=== MATERIAL PROVIDED ===

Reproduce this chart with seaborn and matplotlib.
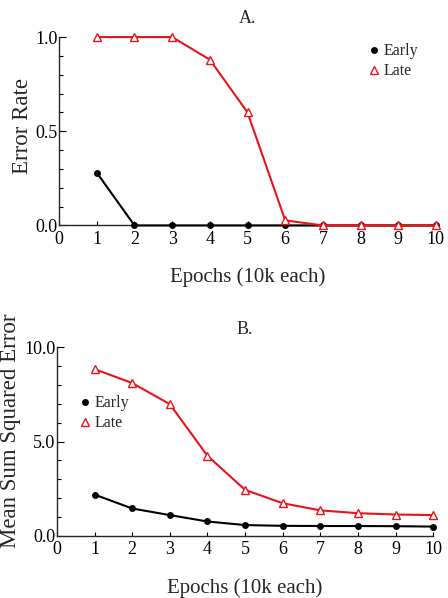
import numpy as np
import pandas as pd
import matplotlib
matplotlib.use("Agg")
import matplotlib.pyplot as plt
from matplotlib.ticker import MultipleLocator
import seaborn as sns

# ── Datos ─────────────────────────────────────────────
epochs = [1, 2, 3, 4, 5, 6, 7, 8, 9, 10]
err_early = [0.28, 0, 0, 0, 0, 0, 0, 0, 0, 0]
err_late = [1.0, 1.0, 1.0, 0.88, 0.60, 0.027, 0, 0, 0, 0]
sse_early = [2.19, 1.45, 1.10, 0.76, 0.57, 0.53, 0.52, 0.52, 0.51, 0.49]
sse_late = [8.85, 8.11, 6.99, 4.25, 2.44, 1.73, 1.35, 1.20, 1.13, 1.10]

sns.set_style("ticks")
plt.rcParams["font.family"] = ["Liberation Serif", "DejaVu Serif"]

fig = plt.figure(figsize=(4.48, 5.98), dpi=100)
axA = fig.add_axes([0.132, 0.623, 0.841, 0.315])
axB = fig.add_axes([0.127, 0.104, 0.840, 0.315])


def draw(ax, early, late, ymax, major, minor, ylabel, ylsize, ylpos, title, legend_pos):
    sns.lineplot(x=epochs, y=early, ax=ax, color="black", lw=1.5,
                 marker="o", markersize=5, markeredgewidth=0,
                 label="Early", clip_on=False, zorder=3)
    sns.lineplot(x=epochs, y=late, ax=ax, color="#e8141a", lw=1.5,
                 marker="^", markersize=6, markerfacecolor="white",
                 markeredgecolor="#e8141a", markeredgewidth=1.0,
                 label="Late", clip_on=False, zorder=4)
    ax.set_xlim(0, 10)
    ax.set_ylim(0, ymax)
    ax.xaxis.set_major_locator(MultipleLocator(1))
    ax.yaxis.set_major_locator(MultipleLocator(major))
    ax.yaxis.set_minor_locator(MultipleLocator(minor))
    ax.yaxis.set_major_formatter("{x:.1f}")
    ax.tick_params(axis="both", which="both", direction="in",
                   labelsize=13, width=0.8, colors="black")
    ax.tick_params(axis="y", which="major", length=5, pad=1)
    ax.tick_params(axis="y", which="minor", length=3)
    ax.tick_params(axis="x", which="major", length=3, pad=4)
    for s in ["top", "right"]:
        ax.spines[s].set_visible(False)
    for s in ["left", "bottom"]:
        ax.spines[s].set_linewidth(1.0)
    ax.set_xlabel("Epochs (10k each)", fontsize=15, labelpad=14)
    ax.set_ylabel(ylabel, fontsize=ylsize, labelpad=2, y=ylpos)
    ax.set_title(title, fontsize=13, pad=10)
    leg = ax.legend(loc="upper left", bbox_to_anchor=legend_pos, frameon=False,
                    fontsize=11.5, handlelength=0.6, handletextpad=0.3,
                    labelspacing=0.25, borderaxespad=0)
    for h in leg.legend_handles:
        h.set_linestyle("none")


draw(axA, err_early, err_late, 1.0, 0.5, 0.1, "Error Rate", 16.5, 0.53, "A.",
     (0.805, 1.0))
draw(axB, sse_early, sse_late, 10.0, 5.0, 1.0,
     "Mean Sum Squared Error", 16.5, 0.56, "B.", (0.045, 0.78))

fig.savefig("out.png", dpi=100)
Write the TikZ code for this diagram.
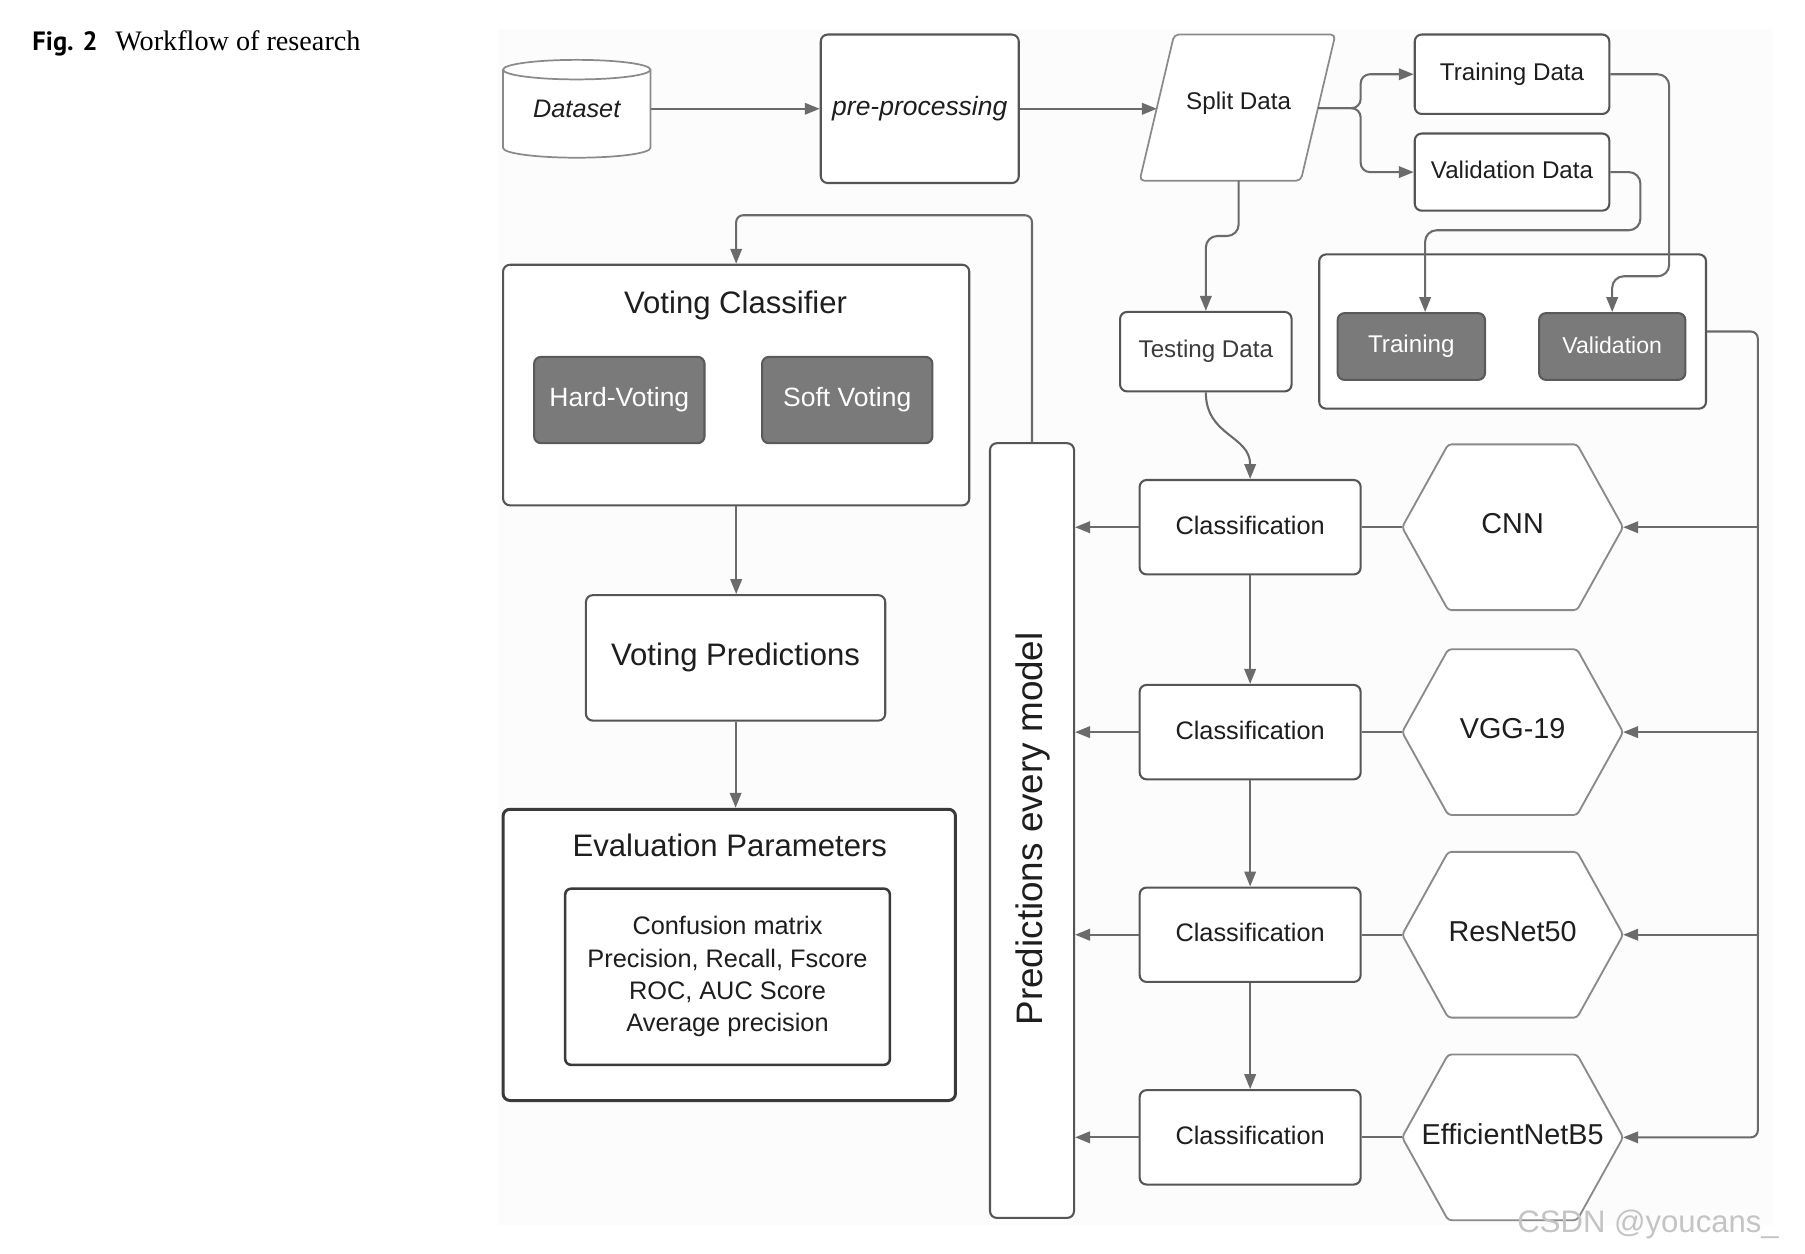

===

WHAT YOU HAVE TO DO — Return all the entries word for word, but omit any pictures they contain.

CORRECT RESULT —
Reproduce this chart with seaborn and matplotlib.
import numpy as np
import pandas as pd
import matplotlib
matplotlib.use("Agg")
import matplotlib.pyplot as plt
from matplotlib.ticker import MultipleLocator
import seaborn as sns

# ── Datos ─────────────────────────────────────────────
epochs = [1, 2, 3, 4, 5, 6, 7, 8, 9, 10]
err_early = [0.28, 0, 0, 0, 0, 0, 0, 0, 0, 0]
err_late = [1.0, 1.0, 1.0, 0.88, 0.60, 0.027, 0, 0, 0, 0]
sse_early = [2.19, 1.45, 1.10, 0.76, 0.57, 0.53, 0.52, 0.52, 0.51, 0.49]
sse_late = [8.85, 8.11, 6.99, 4.25, 2.44, 1.73, 1.35, 1.20, 1.13, 1.10]

sns.set_style("ticks")
plt.rcParams["font.family"] = ["Liberation Serif", "DejaVu Serif"]

fig = plt.figure(figsize=(4.48, 5.98), dpi=100)
axA = fig.add_axes([0.132, 0.623, 0.841, 0.315])
axB = fig.add_axes([0.127, 0.104, 0.840, 0.315])


def draw(ax, early, late, ymax, major, minor, ylabel, ylsize, ylpos, title, legend_pos):
    sns.lineplot(x=epochs, y=early, ax=ax, color="black", lw=1.5,
                 marker="o", markersize=5, markeredgewidth=0,
                 label="Early", clip_on=False, zorder=3)
    sns.lineplot(x=epochs, y=late, ax=ax, color="#e8141a", lw=1.5,
                 marker="^", markersize=6, markerfacecolor="white",
                 markeredgecolor="#e8141a", markeredgewidth=1.0,
                 label="Late", clip_on=False, zorder=4)
    ax.set_xlim(0, 10)
    ax.set_ylim(0, ymax)
    ax.xaxis.set_major_locator(MultipleLocator(1))
    ax.yaxis.set_major_locator(MultipleLocator(major))
    ax.yaxis.set_minor_locator(MultipleLocator(minor))
    ax.yaxis.set_major_formatter("{x:.1f}")
    ax.tick_params(axis="both", which="both", direction="in",
                   labelsize=13, width=0.8, colors="black")
    ax.tick_params(axis="y", which="major", length=5, pad=1)
    ax.tick_params(axis="y", which="minor", length=3)
    ax.tick_params(axis="x", which="major", length=3, pad=4)
    for s in ["top", "right"]:
        ax.spines[s].set_visible(False)
    for s in ["left", "bottom"]:
        ax.spines[s].set_linewidth(1.0)
    ax.set_xlabel("Epochs (10k each)", fontsize=15, labelpad=14)
    ax.set_ylabel(ylabel, fontsize=ylsize, labelpad=2, y=ylpos)
    ax.set_title(title, fontsize=13, pad=10)
    leg = ax.legend(loc="upper left", bbox_to_anchor=legend_pos, frameon=False,
                    fontsize=11.5, handlelength=0.6, handletextpad=0.3,
                    labelspacing=0.25, borderaxespad=0)
    for h in leg.legend_handles:
        h.set_linestyle("none")


draw(axA, err_early, err_late, 1.0, 0.5, 0.1, "Error Rate", 16.5, 0.53, "A.",
     (0.805, 1.0))
draw(axB, sse_early, sse_late, 10.0, 5.0, 1.0,
     "Mean Sum Squared Error", 16.5, 0.56, "B.", (0.045, 0.78))

fig.savefig("out.png", dpi=100)
Write the TikZ code for this diagram.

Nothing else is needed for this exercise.